The Act gave consent to the filing of such actions "[u]nder the
conditions prescribed," including a one-year right of redemption,
all of which requirements the Congress found to be necessary "for
the protection of the United States."
Nevertheless, the Court has brushed aside all of these
protections and, without regard to the congressional mandate, has
turned these acts into booby traps in which the Government has now
been caught up by its own benevolence. Giving the California
mortgagees in No. 183 a
carte blanche to wipe out the
Government's lien by summary action at a trustee's sale, without
even giving the Government notice, the Court declares its
extraordinary action to be in recognition "of longstanding state
procedures."
Page 363 U. S. 254
For the same reason, the Pennsylvania mortgagees in No. 137 are
permitted to bring an action in the courts of that State and to
foreclose the Government's lien without making it a party or giving
it any notice whatsoever. All of this it does as "a matter of
federal policy." But this is not all. The Court finds that the
Pennsylvania proceeding was a judicial one culminating in a sale of
property on which the United States had a lien and that,
"[u]nder the decisions of this Court, a judicial proceeding
against property in which the Government has an interest is a suit
against the United States which cannot be maintained without its
consent."
Yet, even though admittedly the Government has not so consented,
the Court says that, since "no case in this Court, so far as we can
find, has yet applied the doctrine of sovereign immunity in the
precise situation before us," it will not do so now.
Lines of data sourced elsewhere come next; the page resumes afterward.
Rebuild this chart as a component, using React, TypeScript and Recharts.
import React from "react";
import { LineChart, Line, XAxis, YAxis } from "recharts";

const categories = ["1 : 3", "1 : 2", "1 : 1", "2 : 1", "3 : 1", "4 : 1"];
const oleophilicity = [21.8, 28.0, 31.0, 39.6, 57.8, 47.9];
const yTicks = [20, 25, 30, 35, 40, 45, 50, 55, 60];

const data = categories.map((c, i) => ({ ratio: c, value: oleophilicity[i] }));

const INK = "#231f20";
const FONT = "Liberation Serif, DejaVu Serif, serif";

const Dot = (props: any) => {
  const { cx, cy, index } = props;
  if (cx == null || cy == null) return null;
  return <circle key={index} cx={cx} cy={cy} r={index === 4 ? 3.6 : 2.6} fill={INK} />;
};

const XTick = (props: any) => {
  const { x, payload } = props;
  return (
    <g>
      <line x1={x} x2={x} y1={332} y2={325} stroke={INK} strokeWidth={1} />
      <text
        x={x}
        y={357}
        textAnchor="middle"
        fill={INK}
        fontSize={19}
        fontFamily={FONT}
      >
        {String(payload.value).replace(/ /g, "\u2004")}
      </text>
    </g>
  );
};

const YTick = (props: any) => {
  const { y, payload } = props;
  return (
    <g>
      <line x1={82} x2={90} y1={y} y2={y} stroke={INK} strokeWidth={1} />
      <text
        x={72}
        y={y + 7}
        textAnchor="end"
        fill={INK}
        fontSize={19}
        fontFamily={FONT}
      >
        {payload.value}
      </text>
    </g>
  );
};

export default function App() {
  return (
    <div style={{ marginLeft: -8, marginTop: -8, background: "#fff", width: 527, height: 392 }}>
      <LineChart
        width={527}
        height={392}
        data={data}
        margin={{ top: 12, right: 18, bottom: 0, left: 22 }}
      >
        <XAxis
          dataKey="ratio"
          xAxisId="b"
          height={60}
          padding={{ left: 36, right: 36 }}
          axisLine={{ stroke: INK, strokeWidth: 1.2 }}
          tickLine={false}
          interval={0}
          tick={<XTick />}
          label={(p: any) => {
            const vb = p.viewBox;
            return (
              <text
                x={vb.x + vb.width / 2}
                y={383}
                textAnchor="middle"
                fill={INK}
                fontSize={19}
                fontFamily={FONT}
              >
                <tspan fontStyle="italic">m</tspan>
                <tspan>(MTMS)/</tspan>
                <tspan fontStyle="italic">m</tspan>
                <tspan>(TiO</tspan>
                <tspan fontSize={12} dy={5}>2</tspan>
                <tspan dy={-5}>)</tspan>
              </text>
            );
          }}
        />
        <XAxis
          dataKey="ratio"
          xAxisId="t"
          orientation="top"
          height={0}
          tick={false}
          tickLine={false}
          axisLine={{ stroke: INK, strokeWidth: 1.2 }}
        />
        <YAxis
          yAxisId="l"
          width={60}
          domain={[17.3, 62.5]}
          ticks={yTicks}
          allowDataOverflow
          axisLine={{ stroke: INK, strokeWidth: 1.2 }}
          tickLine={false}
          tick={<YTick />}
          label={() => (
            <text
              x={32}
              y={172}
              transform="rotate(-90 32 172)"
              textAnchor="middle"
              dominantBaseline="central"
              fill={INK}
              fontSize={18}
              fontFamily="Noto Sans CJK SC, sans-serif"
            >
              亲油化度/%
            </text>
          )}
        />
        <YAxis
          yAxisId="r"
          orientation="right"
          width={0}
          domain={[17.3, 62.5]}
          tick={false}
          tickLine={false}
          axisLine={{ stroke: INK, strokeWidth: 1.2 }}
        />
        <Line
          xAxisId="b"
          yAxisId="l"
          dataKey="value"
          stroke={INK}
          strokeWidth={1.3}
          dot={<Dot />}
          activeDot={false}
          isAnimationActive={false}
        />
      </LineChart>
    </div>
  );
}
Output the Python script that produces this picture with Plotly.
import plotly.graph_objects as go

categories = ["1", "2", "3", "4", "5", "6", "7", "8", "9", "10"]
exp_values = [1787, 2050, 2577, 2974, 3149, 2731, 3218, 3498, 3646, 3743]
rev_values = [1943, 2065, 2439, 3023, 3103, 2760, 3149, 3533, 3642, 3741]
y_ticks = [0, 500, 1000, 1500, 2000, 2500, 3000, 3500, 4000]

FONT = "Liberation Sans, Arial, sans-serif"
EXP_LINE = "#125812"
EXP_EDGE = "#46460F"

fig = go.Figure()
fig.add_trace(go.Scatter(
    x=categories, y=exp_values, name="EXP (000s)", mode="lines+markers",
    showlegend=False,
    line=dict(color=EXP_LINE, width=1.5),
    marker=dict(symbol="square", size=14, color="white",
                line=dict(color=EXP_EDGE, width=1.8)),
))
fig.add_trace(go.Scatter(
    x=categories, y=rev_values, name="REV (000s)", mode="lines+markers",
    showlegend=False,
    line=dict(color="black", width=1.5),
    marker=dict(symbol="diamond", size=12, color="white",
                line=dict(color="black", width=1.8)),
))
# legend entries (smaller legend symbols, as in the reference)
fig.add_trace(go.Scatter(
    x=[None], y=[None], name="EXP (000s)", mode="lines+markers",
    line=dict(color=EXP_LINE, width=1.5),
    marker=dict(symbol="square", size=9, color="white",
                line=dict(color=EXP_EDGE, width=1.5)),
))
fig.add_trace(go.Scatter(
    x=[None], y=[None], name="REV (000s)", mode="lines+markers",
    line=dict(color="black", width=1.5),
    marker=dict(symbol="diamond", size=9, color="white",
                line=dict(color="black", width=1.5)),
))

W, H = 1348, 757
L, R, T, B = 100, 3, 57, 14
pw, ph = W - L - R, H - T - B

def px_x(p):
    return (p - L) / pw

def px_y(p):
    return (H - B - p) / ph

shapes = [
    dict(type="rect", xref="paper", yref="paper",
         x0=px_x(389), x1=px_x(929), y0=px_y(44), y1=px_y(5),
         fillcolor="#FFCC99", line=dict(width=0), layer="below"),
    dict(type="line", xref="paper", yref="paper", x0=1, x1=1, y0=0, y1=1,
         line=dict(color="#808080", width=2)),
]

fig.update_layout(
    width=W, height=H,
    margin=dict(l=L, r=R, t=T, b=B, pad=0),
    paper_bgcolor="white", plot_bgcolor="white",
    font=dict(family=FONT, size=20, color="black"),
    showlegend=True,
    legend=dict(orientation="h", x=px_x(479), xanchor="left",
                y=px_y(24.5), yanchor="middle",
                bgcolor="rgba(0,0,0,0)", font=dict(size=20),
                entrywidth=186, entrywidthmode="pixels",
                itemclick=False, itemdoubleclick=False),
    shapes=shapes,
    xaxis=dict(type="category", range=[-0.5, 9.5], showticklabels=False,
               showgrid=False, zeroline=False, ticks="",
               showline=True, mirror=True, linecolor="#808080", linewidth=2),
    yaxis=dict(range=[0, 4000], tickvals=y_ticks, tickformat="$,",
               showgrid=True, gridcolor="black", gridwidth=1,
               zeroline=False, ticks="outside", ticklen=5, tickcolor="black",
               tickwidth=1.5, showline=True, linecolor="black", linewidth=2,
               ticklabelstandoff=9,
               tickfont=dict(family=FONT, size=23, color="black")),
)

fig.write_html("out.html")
This is
certainly less than a self-evident explanation for wiping out an
interest of the Government without its authorized consent, but this
anomalous ground for decision is followed by the bootstrap
operation that
"Pennsylvania procedure should not be considered as being an
unconsented suit against the United States, any more than the
wholly private proceeding in the California case."
The fact about it is that the Court presupposes, wholly apart
from 28 U.S.C. § 2410 and 26 U.S.C. § 7424, that the "longstanding
state procedures" applicable to the extinguishment of junior
private liens apply equally to junior government ones. In the light
of the fact that federal law with regard to the manner in which
liens of the United States may be released or extinguished has been
on the books in one form or another for over 90 years, this is
indeed a violent assumption. Under federal law, a prior-filed
lienholder has for some 30 years enjoyed three specific remedies
that he may follow to secure the release or extinguishment of a
junior government lien. First, he may apply to the Secretary of the
Treasury or
Page 363 U. S. 255
his delegate to release the lien under § 6325 of the Internal
Revenue Code. [
Footnote 2/2]
Section 6325 authorizes that official (1) to execute a release when
the liability is satisfied or has become legally unenforceable or
upon the furnishing
Page 363 U. S. 256
of a bond conditioned on the payment of the amount of the lien,
or (2) to execute a partial release of the property involved where
such a discharge will not jeopardize the Government's interest.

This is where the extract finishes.